De même, il faut définir une politique nationale
de décentralisation. C'est la politique qui vient en premier lieu. Elle
doit fixer les objectifs, définir les stratégies et les moyens
à utiliser. Ce ne sera qu'après cela que les lois et
décrets peuvent jouer concrètement leur rôle,
c'est-à-dire servir d'instrument permettant de réaliser les
objectifs et stratégies. En outre, l'Etat doit définir une
politique et stratégie de financement de l'administration
décentralisée et déconcentrée. A ce propos, il faut
tenir compte de la situation financière du Bénin où les
recettes de l'Etat sont à dominance fiscale. Par ailleurs, nous
suggérons au gouvernement la préparation et l'organisation d'une
table ronde des partenaires techniques et financiers appuyant la réforme
de l'Administration Territoriale. Cela peut permettre de faire le bilan de
leurs contributions afin de redonner un sens nouveau à l'accompagnement
du processus de la réforme pour un développement
équilibré des communes du Bénin. Enfin, nous proposons au
gouvernement :
ü renforcer le volet déconcentration de la
réforme de l'administration territoriale ;
ü instruire les ministères aux fins de renforcer les
directions départementales en ressources humaines, matérielles et
financières pour assister efficacement les communes ;
ü faire aboutir le dossier relatif à la fonction
publique territoriale ;
ü appuyer les communes dans le renforcement de leurs
ressources en vue d'une gestion axée sur la performance et la
qualité des services ;
ü évaluer le montant des crédits annuels
dégagés pour les compétences sectorielles
transférées aux communes et les envoyer aux communes ;
ü le respect du principe de subsidiarité qui exige
que les ministères n'exercent plus les compétences que les
communes peuvent mieux gérer au niveau local ;
ü impliquer les communes béninoises dans la
politique de gratuité de l'enseignement maternelle et primaire pour plus
d'efficacité.
A l'intention des communes, nous suggérons un effort
personnel pour maîtriser davantage les différents textes qui
régissent la décentralisation. Les autorités locales
doivent comprendre que la décentralisation exige d'eux une
compétence particulière en matière d'interprétation
des lois de décentralisation à leur juste valeur. Aussi, ces
autorités doivent comprendre qu'il est nécessaire pour eux de
compter d'abord sur les ressources endogènes de la commune en vue d'un
développement durable. Nos propositions à l'égard des
communes
ont également pour nom : l'utilisation transparente
des ressources financières des communes et la nécessité de
rendre compte aux citoyens de la commune et la Création d'un cadre
favorable de participation pour l'ensemble des acteurs.
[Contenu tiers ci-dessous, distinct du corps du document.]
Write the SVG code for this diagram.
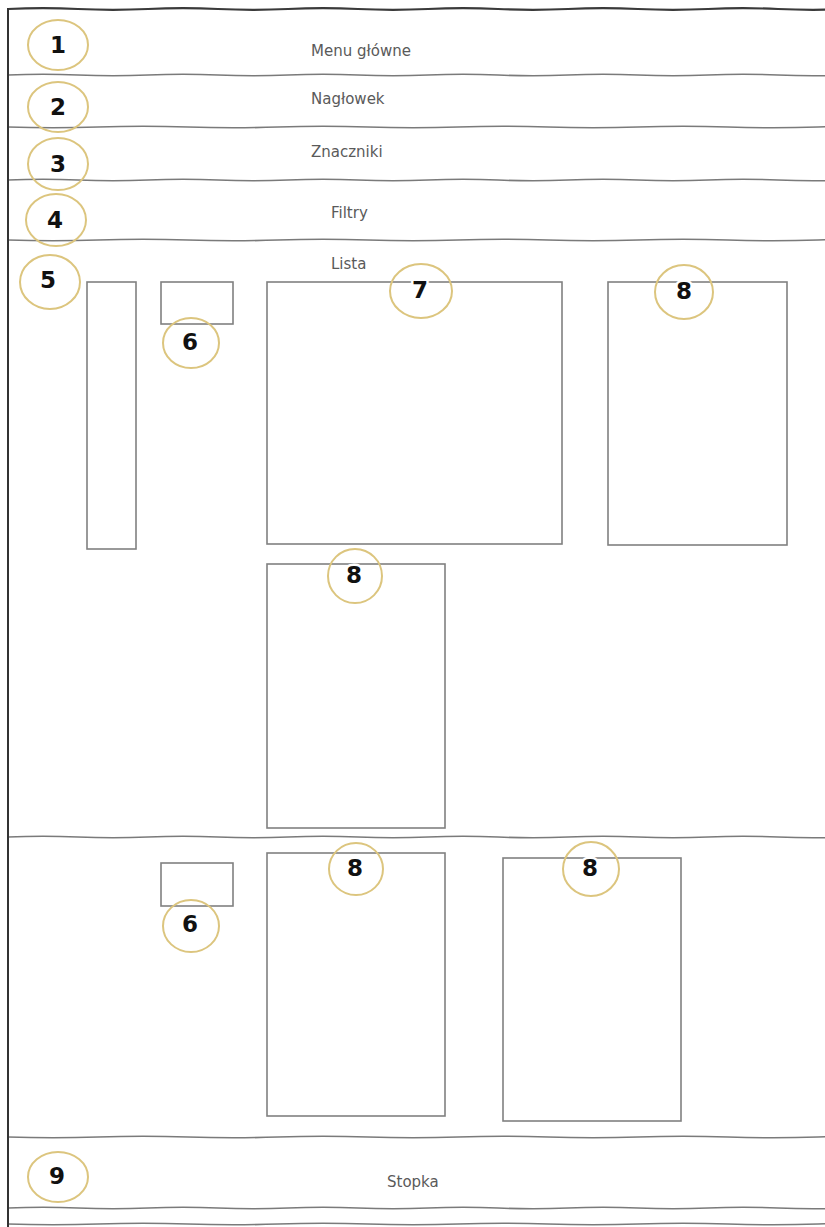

A l'intention de l'ANCB : nous suggérons
ü Le développement et le renforcement d'une
capacité intrinsèque de négociation et de lobbying en ce
qui concerne la prise en compte des préoccupations essentielles des
communes dans la prise des grandes orientations et décisions de l'Etat
;
ü L'organisation de rencontres périodiques afin de
permettre à chaque commune d'exprimer ses préoccupations.